Plotting code records:
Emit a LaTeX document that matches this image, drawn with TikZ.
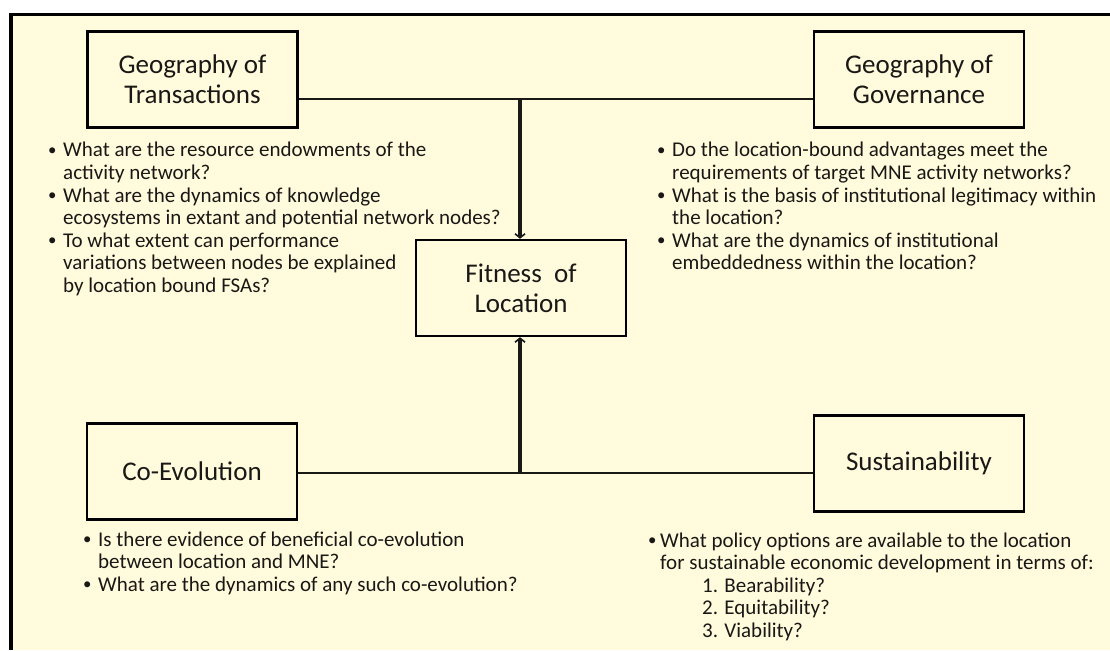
\documentclass[tikz,border=0pt]{standalone}
\usepackage{fontspec}
\setmainfont{Carlito}
\usetikzlibrary{arrows.meta,shadows}
\definecolor{paper}{RGB}{255,251,220}
\definecolor{ink}{RGB}{26,24,22}

% bullet list helpers: bullet column of fixed width, continuation rows indented
\newlength\bulletgap
\newcommand\smallbullet{\raisebox{0.15ex}{\scalebox{0.8}{\textbullet}}}
\newcommand\itm[1]{\makebox[\bulletgap][l]{\smallbullet}&#1\\}
\newcommand\cnt[1]{&#1\\}

\tikzset{
  box/.style={draw=black, line width=2.4pt, fill=paper, minimum width=210pt,
    minimum height=96pt, inner sep=0pt, align=center, text=ink,
    font=\fontsize{27}{30}\selectfont,
    drop shadow={shadow xshift=1.2pt, shadow yshift=-1.2pt, fill=black, opacity=0.3}},
  qtext/.style={inner sep=0pt, anchor=base west, text=ink,
    font=\fontsize{21}{22.5}\selectfont},
  conn/.style={draw=ink, line width=2.2pt},
  arr/.style={draw=ink, line width=3.2pt,
    -{Straight Barb[length=4pt, width=10pt, line width=1.6pt]}}
}

\begin{document}
\begin{tikzpicture}[x=1pt, y=-1pt]
  \useasboundingbox (0,0) rectangle (1110,650);
  % page background with its frame on the top and left edges
  \fill[paper] (11,14.5) rectangle (1110,650);
  \draw[line width=3.8pt, line join=miter] (11,650) -- (11,14.5) -- (1110,14.5);

  % the five boxes
  \node[box] (gt) at (192.5,79.5) {Geography of\\Transactions};
  \node[box] (gg) at (919,79.5) {Geography of\\Governance};
  \node[box] (fl) at (521,288) {Fitness\ \ of\\Location};
  \node[box] (ce) at (192,471.5) {Co-Evolution};
  \node[box] (su) at (919,463.5) {Sustainability};

  % junctions on the two horizontal links
  \coordinate (tj) at (520,99);
  \coordinate (bj) at (520,473);

  \draw[conn] (gt.east |- tj) -- (gg.west |- tj);
  \draw[conn] (ce.east |- bj) -- (su.west |- bj);
  \draw[arr] (tj) -- (tj |- fl.north);
  \draw[arr] (bj) -- (bj |- fl.south);

  % question lists
  \node[qtext] (tl) at (48,157) {\setlength\bulletgap{15pt}%
    \begin{tabular}[t]{@{}l@{}l@{}}
      \itm{What are the resource endowments of the}
      \cnt{activity network?}
      \itm{What are the dynamics of knowledge}
      \cnt{ecosystems in extant and potential network nodes?}
      \itm{To what extent can performance}
      \cnt{variations between nodes be explained}
      \cnt{by location bound FSAs?}
    \end{tabular}};

  \node[qtext] (tr) at (657,157) {\setlength\bulletgap{15pt}%
    \begin{tabular}[t]{@{}l@{}l@{}}
      \itm{Do the location-bound advantages meet the}
      \cnt{requirements of target MNE activity networks?}
      \itm{What is the basis of institutional legitimacy within}
      \cnt{the location?}
      \itm{What are the dynamics of institutional}
      \cnt{embeddedness within the location?}
    \end{tabular}};

  \node[qtext] (bl) at (83,546) {\setlength\bulletgap{15pt}%
    \begin{tabular}[t]{@{}l@{}l@{}}
      \itm{Is there evidence of beneficial co-evolution}
      \cnt{between location and MNE?}
      \itm{What are the dynamics of any such co-evolution?}
    \end{tabular}};

  \node[qtext] (br) at (648,547) {\setlength\bulletgap{12pt}%
    \begin{tabular}[t]{@{}l@{}l@{}}
      \itm{What policy options are available to the location}
      \cnt{for sustainable economic development in terms of:}
      \cnt{\hspace*{42pt}1. Bearability?}
      \cnt{\hspace*{42pt}2. Equitability?}
      \cnt{\hspace*{42pt}3. Viability?}
    \end{tabular}};
\end{tikzpicture}
\end{document}
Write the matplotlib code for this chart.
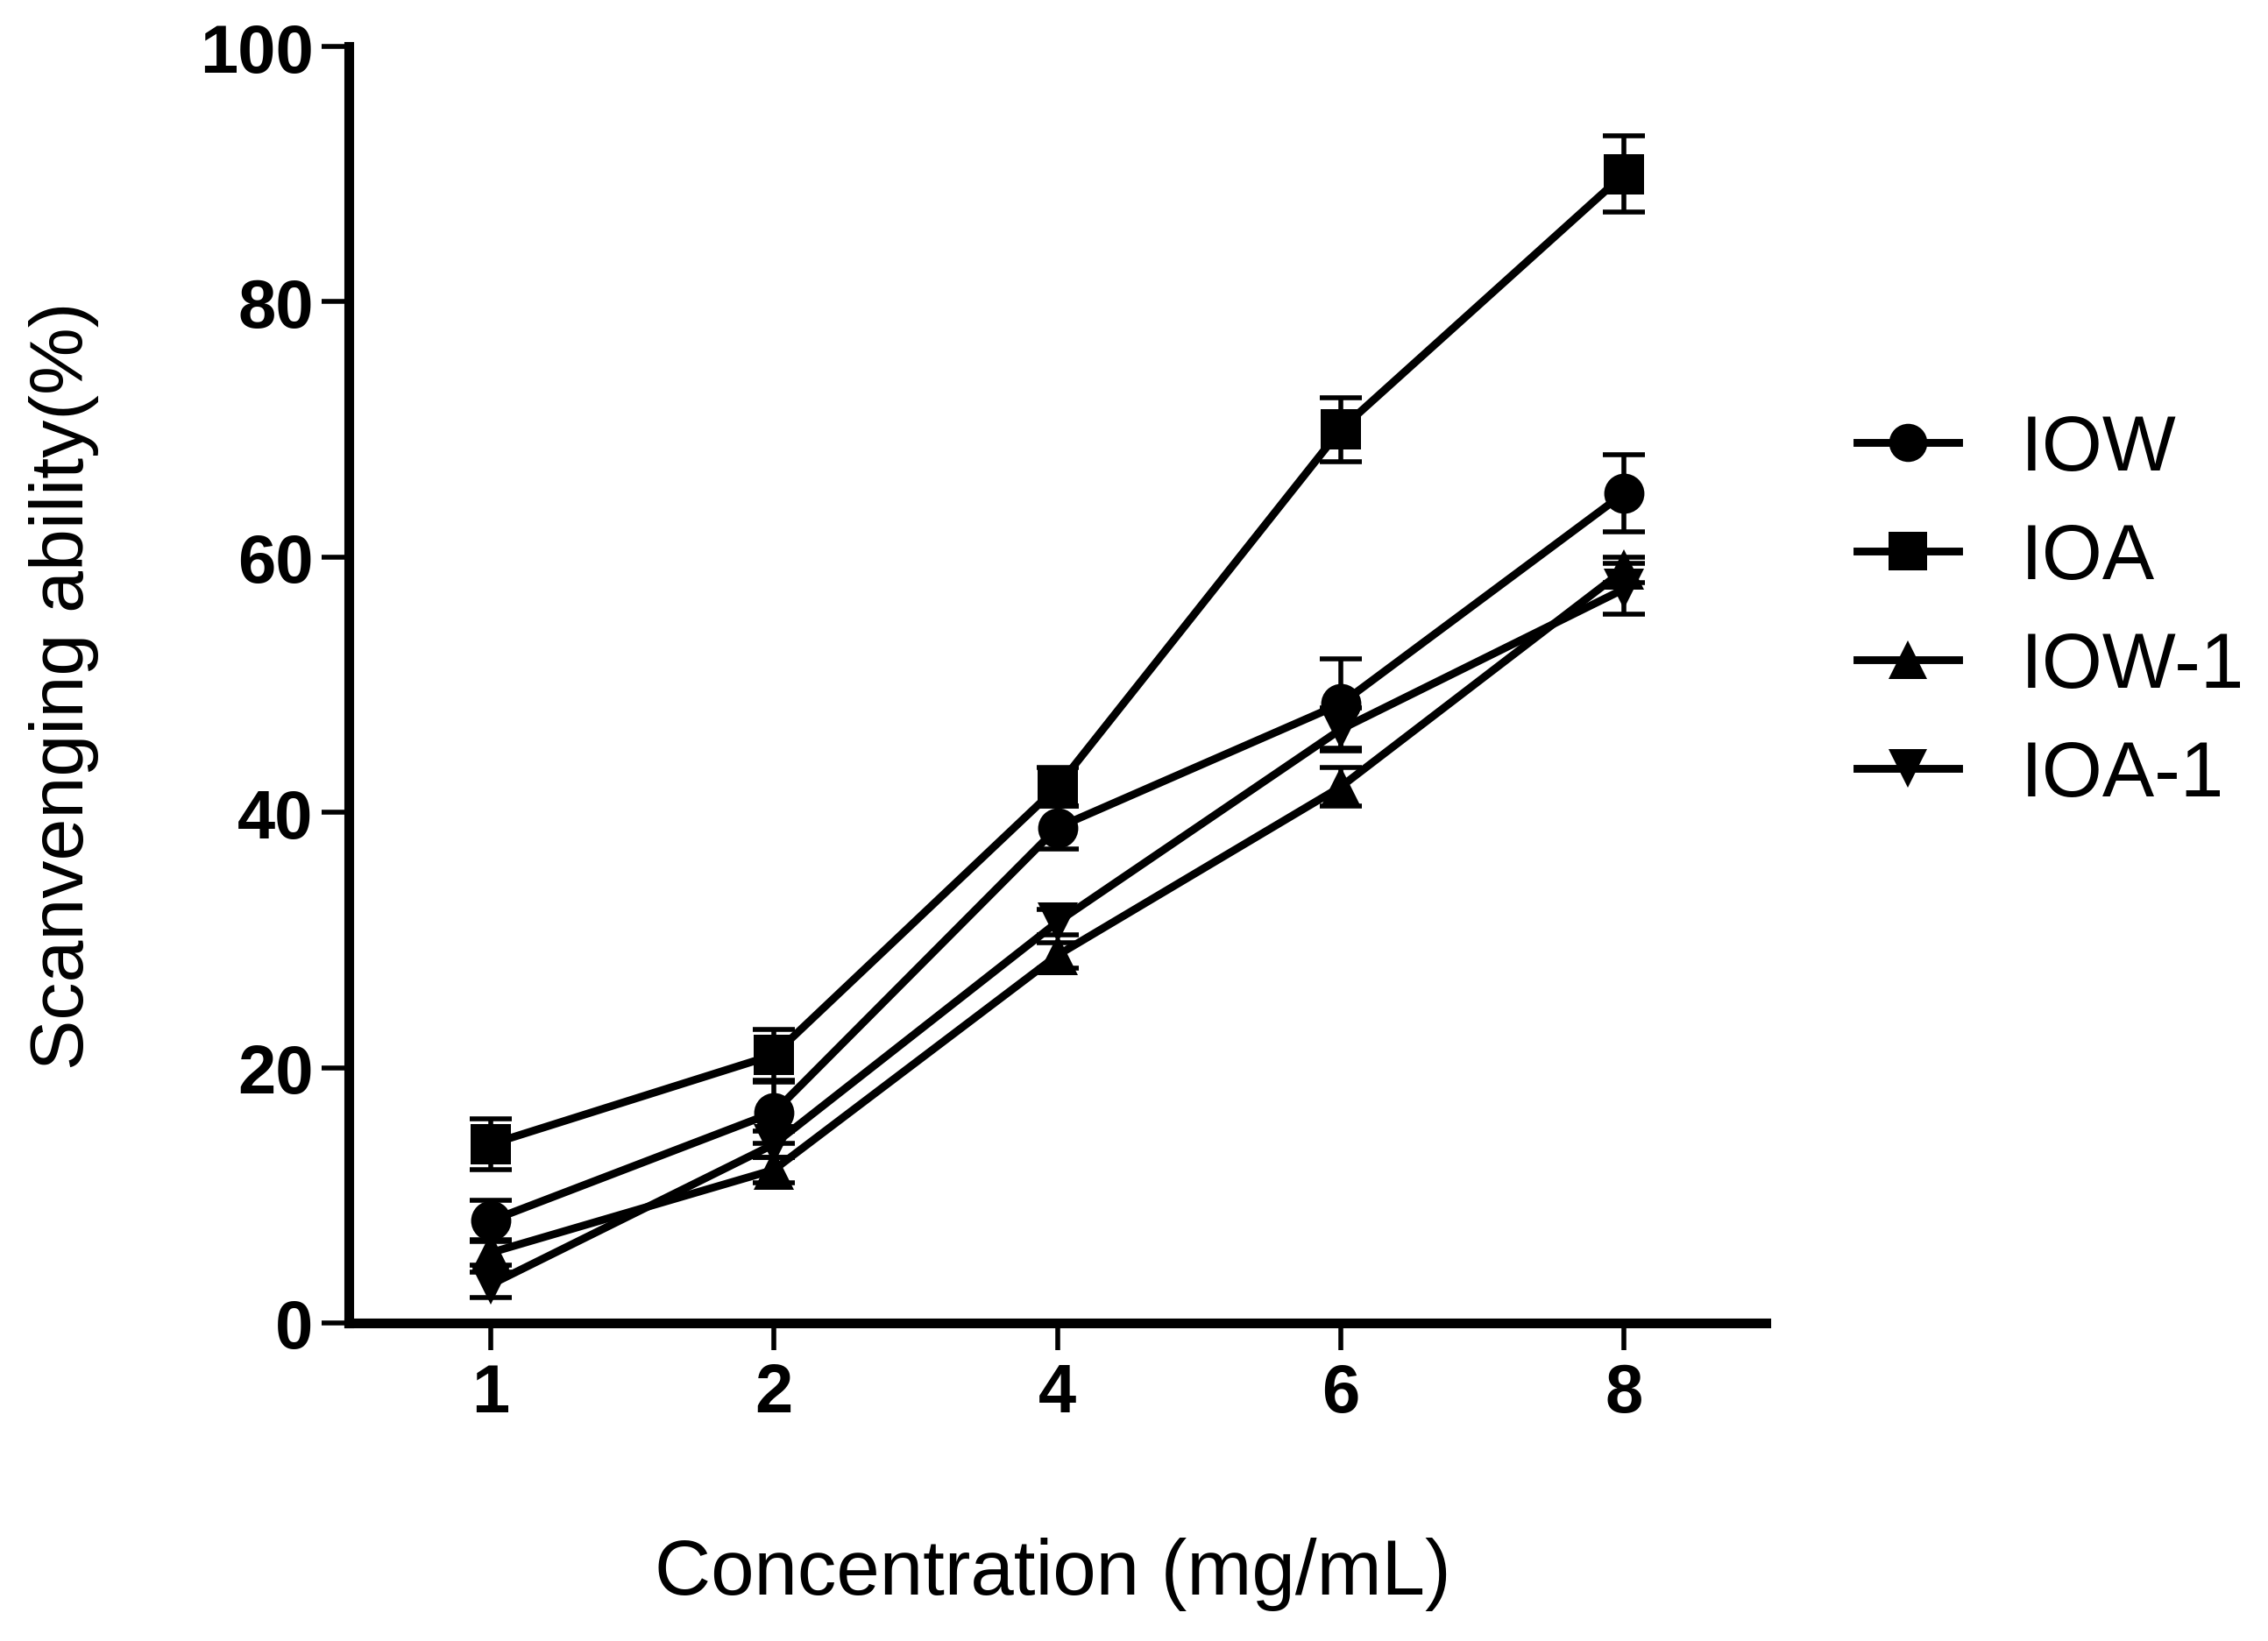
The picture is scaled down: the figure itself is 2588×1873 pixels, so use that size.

* Stated task *
Leave every image out, and retype the material exactly.

* Answer for the task *
Emit a LaTeX document that matches this image, drawn with TikZ.
\documentclass[tikz,border=0pt]{standalone}
\usepackage{fontspec}
\setmainfont{Carlito}
\usetikzlibrary{arrows.meta,shadows}
\definecolor{paper}{RGB}{255,251,220}
\definecolor{ink}{RGB}{26,24,22}

% bullet list helpers: bullet column of fixed width, continuation rows indented
\newlength\bulletgap
\newcommand\smallbullet{\raisebox{0.15ex}{\scalebox{0.8}{\textbullet}}}
\newcommand\itm[1]{\makebox[\bulletgap][l]{\smallbullet}&#1\\}
\newcommand\cnt[1]{&#1\\}

\tikzset{
  box/.style={draw=black, line width=2.4pt, fill=paper, minimum width=210pt,
    minimum height=96pt, inner sep=0pt, align=center, text=ink,
    font=\fontsize{27}{30}\selectfont,
    drop shadow={shadow xshift=1.2pt, shadow yshift=-1.2pt, fill=black, opacity=0.3}},
  qtext/.style={inner sep=0pt, anchor=base west, text=ink,
    font=\fontsize{21}{22.5}\selectfont},
  conn/.style={draw=ink, line width=2.2pt},
  arr/.style={draw=ink, line width=3.2pt,
    -{Straight Barb[length=4pt, width=10pt, line width=1.6pt]}}
}

\begin{document}
\begin{tikzpicture}[x=1pt, y=-1pt]
  \useasboundingbox (0,0) rectangle (1110,650);
  % page background with its frame on the top and left edges
  \fill[paper] (11,14.5) rectangle (1110,650);
  \draw[line width=3.8pt, line join=miter] (11,650) -- (11,14.5) -- (1110,14.5);

  % the five boxes
  \node[box] (gt) at (192.5,79.5) {Geography of\\Transactions};
  \node[box] (gg) at (919,79.5) {Geography of\\Governance};
  \node[box] (fl) at (521,288) {Fitness\ \ of\\Location};
  \node[box] (ce) at (192,471.5) {Co-Evolution};
  \node[box] (su) at (919,463.5) {Sustainability};

  % junctions on the two horizontal links
  \coordinate (tj) at (520,99);
  \coordinate (bj) at (520,473);

  \draw[conn] (gt.east |- tj) -- (gg.west |- tj);
  \draw[conn] (ce.east |- bj) -- (su.west |- bj);
  \draw[arr] (tj) -- (tj |- fl.north);
  \draw[arr] (bj) -- (bj |- fl.south);

  % question lists
  \node[qtext] (tl) at (48,157) {\setlength\bulletgap{15pt}%
    \begin{tabular}[t]{@{}l@{}l@{}}
      \itm{What are the resource endowments of the}
      \cnt{activity network?}
      \itm{What are the dynamics of knowledge}
      \cnt{ecosystems in extant and potential network nodes?}
      \itm{To what extent can performance}
      \cnt{variations between nodes be explained}
      \cnt{by location bound FSAs?}
    \end{tabular}};

  \node[qtext] (tr) at (657,157) {\setlength\bulletgap{15pt}%
    \begin{tabular}[t]{@{}l@{}l@{}}
      \itm{Do the location-bound advantages meet the}
      \cnt{requirements of target MNE activity networks?}
      \itm{What is the basis of institutional legitimacy within}
      \cnt{the location?}
      \itm{What are the dynamics of institutional}
      \cnt{embeddedness within the location?}
    \end{tabular}};

  \node[qtext] (bl) at (83,546) {\setlength\bulletgap{15pt}%
    \begin{tabular}[t]{@{}l@{}l@{}}
      \itm{Is there evidence of beneficial co-evolution}
      \cnt{between location and MNE?}
      \itm{What are the dynamics of any such co-evolution?}
    \end{tabular}};

  \node[qtext] (br) at (648,547) {\setlength\bulletgap{12pt}%
    \begin{tabular}[t]{@{}l@{}l@{}}
      \itm{What policy options are available to the location}
      \cnt{for sustainable economic development in terms of:}
      \cnt{\hspace*{42pt}1. Bearability?}
      \cnt{\hspace*{42pt}2. Equitability?}
      \cnt{\hspace*{42pt}3. Viability?}
    \end{tabular}};
\end{tikzpicture}
\end{document}
Write the matplotlib code for this chart.
The picture is scaled down: the figure itself is 2588×1873 pixels, so use that size.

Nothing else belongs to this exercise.